[iReview] Piyo Blocks

By Owen Johnson in Mobile, Reviews
Monday, February 22, 2010 at 7:16 pm
piyo-blocks-1.jpg
​If you took the concept behind Bejeweled, put a Japanese flair on it, and pixelated the results -- well you'd have Piyo Blocks. It's quirky, it's colorful, easily accessible, wonderfully charming, and most of all it offers a challenge to the first time player as well as the seasoned puzzle vet.

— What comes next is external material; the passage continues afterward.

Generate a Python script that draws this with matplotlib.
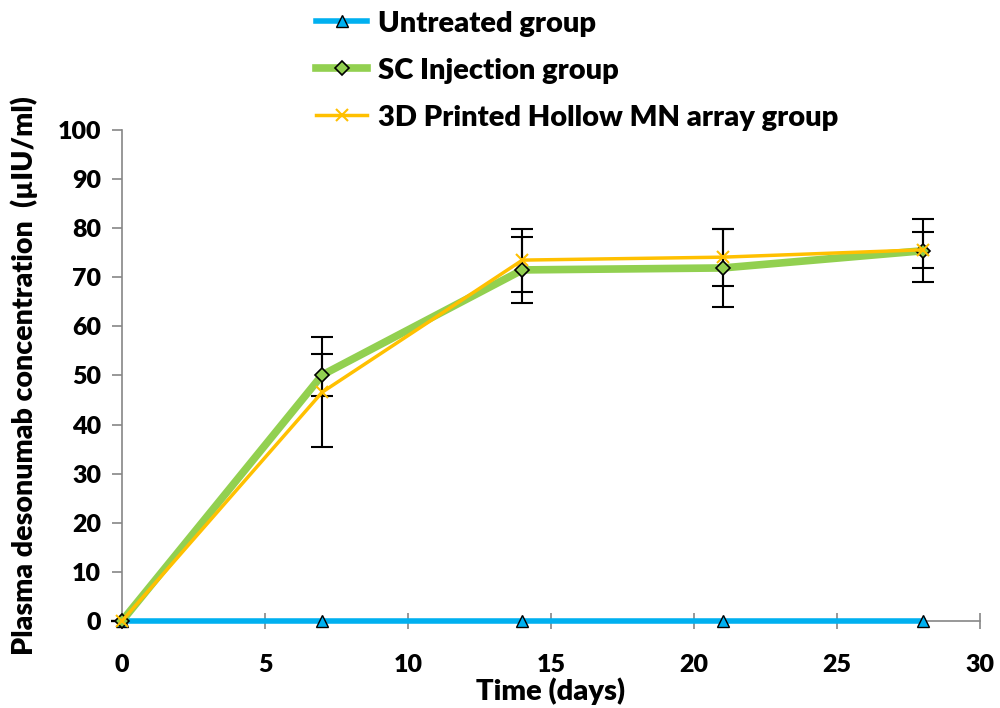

Created by Big Pixel Studios out of the UK, Piyo Blocks instantly conveys to you it's jagged charm as soon as you fire up the app. The home screen utilizes the iPhone/iPod's accelerometer and clock to provide you with a daytime/nighttime background landscape in which you can toy around with all the immediate on-screen objects you see. You can poke flying block birds till they come crashing to the ground, or just drag around the letters that make up "Piyo Blocks".

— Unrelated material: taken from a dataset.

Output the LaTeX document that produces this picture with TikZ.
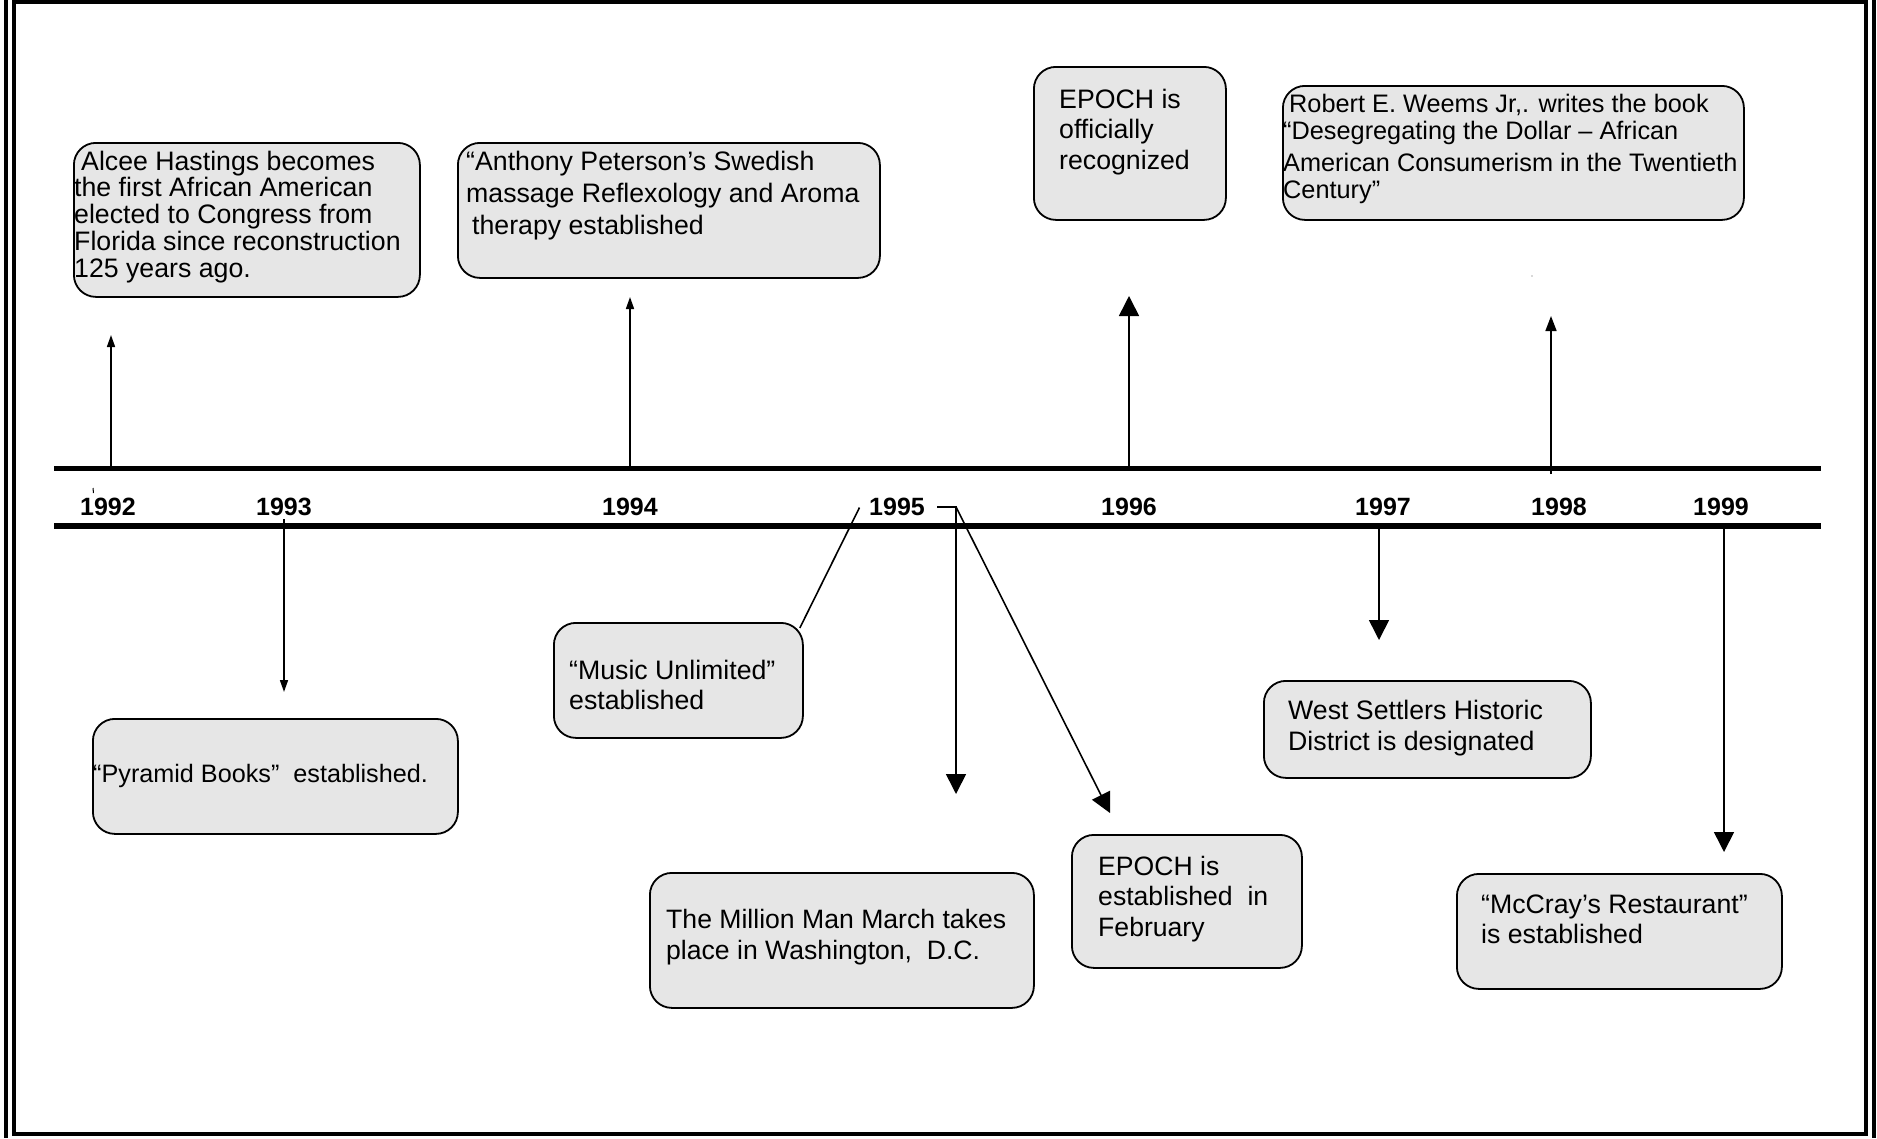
\documentclass[tikz,border=0pt]{standalone}
\usepackage{fontspec}
\setmainfont{Liberation Sans}
\usetikzlibrary{arrows.meta,calc}
\definecolor{boxfill}{HTML}{E6E6E6}
\begin{document}
\begin{tikzpicture}[x=1pt,y=-1pt,
  evbox/.style={draw=black, line width=1.8pt, fill=boxfill, rounded corners=22pt, anchor=north west, inner sep=0pt},
  evtext/.style={align=left, inner sep=0pt, anchor=base west, font=\fontsize{26.7}{30}\selectfont},
  year/.style={font=\bfseries\fontsize{25}{30}\selectfont, inner sep=0pt, anchor=base},
  conn/.style={line width=1.6pt},
  bigtip/.style={-{Triangle[width=20pt,length=20pt]}},
  smalltip/.style={-{Triangle[width=8pt,length=12pt]}},
  midtip/.style={-{Triangle[width=11pt,length=15pt]}},
  tline/.style={line width=5.5pt},
  framel/.style={line width=4pt}
]
\useasboundingbox (0,0) rectangle (1877,1138);
% frame
\draw[framel] (14,2.3) rectangle (1866,1134);
\draw[line width=3.6pt] (5.7,0) -- (5.7,1138);
\draw[line width=3.6pt] (1874,0) -- (1874,1138);

% timeline
\coordinate (tlA) at (54,468.5);
\coordinate (tlB) at (1821,468.5);
\coordinate (tlC) at (54,526);
\coordinate (tlD) at (1821,526);
\draw[tline] (tlA) -- (tlB);
\draw[tline] (tlC) -- (tlD);

% stray marks
\draw[line width=1pt] (93,488) -- (93.5,493);
\fill[gray!60] (1532,276) circle (0.8pt);

% years
\node[year] (y92) at (108,515) {1992};
\node[year] (y93) at (284,515) {1993};
\node[year] (y94) at (630,515) {1994};
\node[year] (y95) at (897,515) {1995};
\node[year] (y96) at (1129,515) {1996};
\node[year] (y97) at (1383,515) {1997};
\node[year] (y98) at (1559,515) {1998};
\node[year] (y99) at (1721,515) {1999};

% boxes (text nodes anchored at the baseline of their last line)
\node[evbox, minimum width=346pt, minimum height=154pt] (alcee) at (73,142) {};
\node[evtext, font=\fontsize{26.7}{26.7}\selectfont] (alceet) at (74,277)
  {\hspace*{7pt}Alcee Hastings becomes\\the first African American\\elected to Congress from\\Florida since reconstruction\\125 years ago.};

\node[evbox, minimum width=422pt, minimum height=135pt] (anthony) at (457,142) {};
\node[evtext, font=\fontsize{26.7}{32}\selectfont] (anthonyt) at (466,234)
  {“Anthony Peterson’s Swedish\\massage Reflexology and Aroma\\\hspace*{6pt}therapy established};

\node[evbox, minimum width=192pt, minimum height=153pt] (epochA) at (1033,66) {};
\node[evtext, font=\fontsize{26.7}{30.5}\selectfont] (epochAt) at (1059,169)
  {EPOCH is\\officially\\recognized};

\node[evbox, minimum width=461pt, minimum height=134pt] (weems) at (1282,85) {};
\node[evtext, font=\fontsize{25.3}{26.8}\selectfont] (weemst) at (1283,198)
  {\hspace*{6pt}Robert E. Weems Jr,. writes the book\\“Desegregating the Dollar – African\\[5pt]American Consumerism in the Twentieth\\Century”};

\node[evbox, minimum width=365pt, minimum height=115pt] (pyramid) at (92,718) {};
\node[evtext, font=\fontsize{25.2}{30}\selectfont] (pyramidt) at (93,782) {“Pyramid Books”\ \ established.};

\node[evbox, minimum width=249pt, minimum height=115pt] (music) at (553,622) {};
\node[evtext, font=\fontsize{26.7}{29.8}\selectfont] (musict) at (569,709)
  {“Music Unlimited”\\established};

\node[evbox, minimum width=384pt, minimum height=135pt] (million) at (649,872) {};
\node[evtext, font=\fontsize{26.6}{31}\selectfont] (milliont) at (666,959)
  {The Million Man March takes\\place in Washington,\ \ D.C.};

\node[evbox, minimum width=230pt, minimum height=133pt] (epochB) at (1071,834) {};
\node[evtext, font=\fontsize{26.6}{30.5}\selectfont] (epochBt) at (1098,936)
  {EPOCH is\\established\ \ in\\February};

\node[evbox, minimum width=327pt, minimum height=97pt] (west) at (1263,680) {};
\node[evtext, font=\fontsize{26.7}{31}\selectfont] (westt) at (1288,750)
  {West Settlers Historic\\District is designated};

\node[evbox, minimum width=325pt, minimum height=115pt] (mccray) at (1456,873) {};
\node[evtext, font=\fontsize{26.7}{30}\selectfont] (mccrayt) at (1481,943)
  {“McCray’s Restaurant”\\is established};

% up arrows
\coordinate (u92s) at (111,466); \coordinate (u92e) at (111,335);
\draw[conn, smalltip] (u92s) -- (u92e);
\coordinate (u94s) at (630,466); \coordinate (u94e) at (630,297);
\draw[conn, smalltip] (u94s) -- (u94e);
\coordinate (u96s) at (1129,466); \coordinate (u96e) at (1129,296);
\draw[conn, bigtip] (u96s) -- (u96e);
\coordinate (u98s) at (1551,474); \coordinate (u98e) at (1551,316);
\draw[conn, midtip] (u98s) -- (u98e);

% down arrows
\coordinate (d93s) at (284,519); \coordinate (d93e) at (284,692);
\draw[conn, smalltip] (d93s) -- (d93e);
\coordinate (d95a) at (937,507); \coordinate (d95b) at (956,507);
\coordinate (d95c) at (956,794); \coordinate (d95d) at (1110,813);
\draw[conn, bigtip] (d95a) -- (d95b) -- (d95c);
\draw[conn, bigtip] (d95b) -- (d95d);
\coordinate (m95) at (859.5,507.5);
\draw[conn] (m95) -- ($(music.north east)+(-4,6)$);
\coordinate (d97s) at (1379,526); \coordinate (d97e) at (1379,640);
\draw[conn, bigtip] (d97s) -- (d97e);
\coordinate (d99s) at (1724,526); \coordinate (d99e) at (1724,852);
\draw[conn, bigtip] (d99s) -- (d99e);
\end{tikzpicture}
\end{document}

Once you're done wasting time on the main menu, you can choose between three different game modes: Piyo, Hyaku, and Time Attack. The core gameplay -- consistent throughout each mode -- is composed of tapping one block, and sliding it in the direction of an adjacent block to form a line of three or more. In Piyo mode each level of play has combo requirements as specified at the bottom of the screen. For example, at the bottom you'll see a row of different colored piyo blocks with a number below it -- this indicates how many combos you have performed for each color, so you know how many are left to "level up" before time runs out. If any are grayed-out, that means they don't matter in the current level other than to build up your score and gain a little time. As for Hyaku mode (which means "one-hundred" in Japanese), you need to get one-hundred (!) combos of each color in order to advance to the next level; don't worry, you're given much more time to do so. Time Attack is as straight forward as it gets: you have a limited amount of time to rack up as many points as possible.

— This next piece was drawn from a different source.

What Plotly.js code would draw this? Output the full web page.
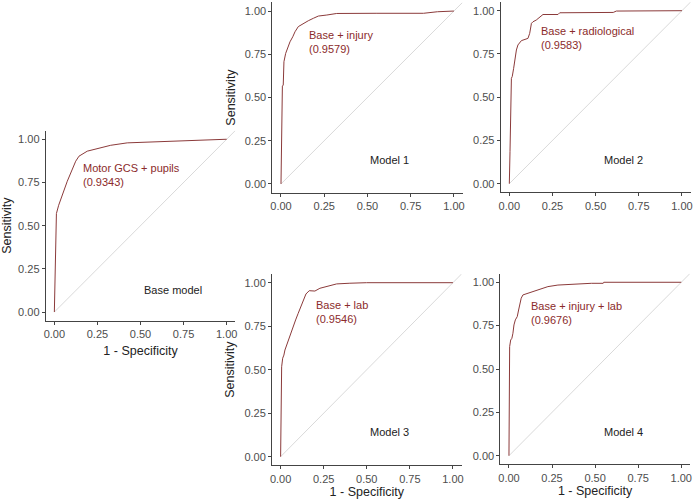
<!DOCTYPE html>
<html><head><meta charset="utf-8">
<script src="https://cdn.plot.ly/plotly-3.0.1.min.js"></script>
<style>html,body{margin:0;padding:0;background:#fff}</style>
</head><body>
<div id="chart" style="width:693px;height:500px"></div>
<script>
// ROC curve data (1 - specificity, sensitivity)
const baseX = [0, 0.012, 0.025, 0.075, 0.124, 0.143, 0.191, 0.249, 0.327, 0.423, 0.675, 0.825, 1];
const baseY = [0, 0.57, 0.618, 0.757, 0.873, 0.902, 0.931, 0.946, 0.965, 0.979, 0.988, 0.99, 1];

const m1X = [0, 0.003, 0.004, 0.008, 0.013, 0.017, 0.027, 0.037, 0.052, 0.068, 0.081, 0.1, 0.129, 0.158, 0.187, 0.216, 0.265, 0.322, 0.55, 0.824, 0.905, 1];
const m1Y = [0, 0.15, 0.158, 0.566, 0.572, 0.707, 0.755, 0.784, 0.822, 0.851, 0.88, 0.91, 0.929, 0.944, 0.958, 0.971, 0.977, 0.986, 0.987, 0.987, 0.996, 1];

const m2X = [0, 0.002, 0.004, 0.012, 0.017, 0.025, 0.041, 0.05, 0.07, 0.108, 0.118, 0.128, 0.137, 0.156, 0.176, 0.195, 0.282, 0.292, 0.602, 0.62, 1];
const m2Y = [0, 0.176, 0.185, 0.609, 0.62, 0.667, 0.773, 0.802, 0.827, 0.84, 0.869, 0.927, 0.936, 0.946, 0.965, 0.978, 0.978, 0.988, 0.99, 0.998, 1];

const m3X = [0, 0.002, 0.006, 0.012, 0.019, 0.025, 0.035, 0.044, 0.054, 0.064, 0.073, 0.087, 0.102, 0.116, 0.131, 0.147, 0.166, 0.199, 0.228, 0.276, 0.325, 0.402, 0.499, 1];
const m3Y = [0, 0.45, 0.517, 0.566, 0.584, 0.613, 0.642, 0.671, 0.7, 0.728, 0.757, 0.786, 0.824, 0.862, 0.901, 0.935, 0.954, 0.952, 0.968, 0.981, 0.993, 0.997, 1, 1];

const m4X = [0, 0.002, 0.004, 0.01, 0.017, 0.023, 0.029, 0.037, 0.048, 0.056, 0.064, 0.071, 0.081, 0.11, 0.129, 0.158, 0.187, 0.226, 0.284, 0.381, 0.478, 0.547, 0.55, 1];
const m4Y = [0, 0.292, 0.629, 0.667, 0.677, 0.706, 0.754, 0.783, 0.802, 0.84, 0.879, 0.908, 0.927, 0.937, 0.946, 0.956, 0.965, 0.975, 0.984, 0.99, 0.994, 0.994, 1, 1];

// reference diagonal
const refX = [0, 1.05];
const refY = [0, 1.05];

const curveNames = ["Motor GCS + pupils", "Base + injury", "Base + radiological", "Base + lab", "Base + injury + lab"];
const aucLabels = ["(0.9343)", "(0.9579)", "(0.9583)", "(0.9546)", "(0.9676)"];
const panelNames = ["Base model", "Model 1", "Model 2", "Model 3", "Model 4"];
const tickVals = [0, 0.25, 0.5, 0.75, 1];
const tickText = ["0.00", "0.25", "0.50", "0.75", "1.00"];
const xTitle = "1 - Specificity";
const yTitle = "Sensitivity";

const curvesX = [baseX, m1X, m2X, m3X, m4X];
const curvesY = [baseY, m1Y, m2Y, m3Y, m4Y];

// layout geometry
const xDomains = [[0.066, 0.3395], [0.393, 0.6675], [0.7225, 0.9965], [0.3925, 0.666], [0.722, 0.9955]];
const yDomains = [[0.3586, 0.7388], [0.6148, 0.9952], [0.6153, 0.9959], [0.0692, 0.452], [0.0712, 0.4528]];
const showXTitle = [true, false, false, true, true];
const showYTitle = [true, true, false, true, false];
const xStandoff = [7, 3, 3, 3, 3];
const labelPos = [[0.155, 0.795], [0.149, 0.822], [0.174, 0.845], [0.193, 0.831], [0.118, 0.821]];
const panelPos = [[0.69, 0.13], [0.627, 0.137], [0.664, 0.137], [0.63, 0.144], [0.667, 0.138]];

const lineColor = "#8b3a3a";
const textColor = "#8b2b2b";
const font = "Liberation Sans, Arial, sans-serif";

const traces = [];
const layout = {
  width: 693, height: 500,
  margin: {l: 0, r: 0, t: 0, b: 0},
  paper_bgcolor: "#ffffff", plot_bgcolor: "#ffffff",
  showlegend: false,
  font: {family: font, size: 11, color: "#333"},
  annotations: []
};

for (let i = 0; i < 5; i++) {
  const xa = i === 0 ? "x" : "x" + (i + 1);
  const ya = i === 0 ? "y" : "y" + (i + 1);
  const xk = i === 0 ? "xaxis" : "xaxis" + (i + 1);
  const yk = i === 0 ? "yaxis" : "yaxis" + (i + 1);
  traces.push({x: refX, y: refY, xaxis: xa, yaxis: ya, type: "scatter", mode: "lines",
    line: {color: "#cfcfcf", width: 0.8}, hoverinfo: "skip"});
  traces.push({x: curvesX[i], y: curvesY[i], xaxis: xa, yaxis: ya, type: "scatter", mode: "lines",
    line: {color: lineColor, width: 1}, name: curveNames[i]});
  const axCommon = {
    range: [-0.05, 1.05], tickvals: tickVals, ticktext: tickText,
    showgrid: false, zeroline: false, showline: true, linecolor: "#444", linewidth: 1,
    ticks: "outside", ticklen: 3, tickcolor: "#444", tickwidth: 1,
    ticklabeloverflow: "allow",
    tickfont: {family: font, size: 11, color: "#4d4d4d"}, fixedrange: true
  };
  layout[xk] = Object.assign({}, axCommon, {
    domain: xDomains[i], anchor: ya,
    title: showXTitle[i] ? {text: xTitle, font: {family: font, size: 12.5, color: "#222"}, standoff: xStandoff[i]} : {text: ""}
  });
  layout[yk] = Object.assign({}, axCommon, {
    domain: yDomains[i], anchor: xa,
    title: showYTitle[i] ? {text: yTitle, font: {family: font, size: 12.5, color: "#222"}, standoff: 6} : {text: ""}
  });
  layout.annotations.push({
    xref: xa, yref: ya, x: labelPos[i][0], y: labelPos[i][1],
    text: curveNames[i] + "<br>" + aucLabels[i], showarrow: false,
    xanchor: "left", yanchor: "middle", align: "left",
    font: {family: font, size: 11, color: textColor}
  });
  layout.annotations.push({
    xref: xa, yref: ya, x: panelPos[i][0], y: panelPos[i][1],
    text: panelNames[i], showarrow: false, xanchor: "center", yanchor: "middle",
    font: {family: font, size: 11, color: "#222"}
  });
}

Plotly.newPlot("chart", traces, layout, {displayModeBar: false, staticPlot: true});
</script>
</body></html>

Technologically speaking, I played on the iPhone 3G and experienced no lag whatsoever -- not a very demanding game in that regard. On the downside there were a couple crashes, but only during the initial loading screen prior to the main menu; it was nothing that effected my high score attempts. Overall Piyo Blocks will run you $1.99 in the App Store and is well worth your money. And on a final note, if you're among those who didn't like Bejeweled and are considering passing on PB because of it, know this: I too, share no love for manipulating virtual sparkling gems.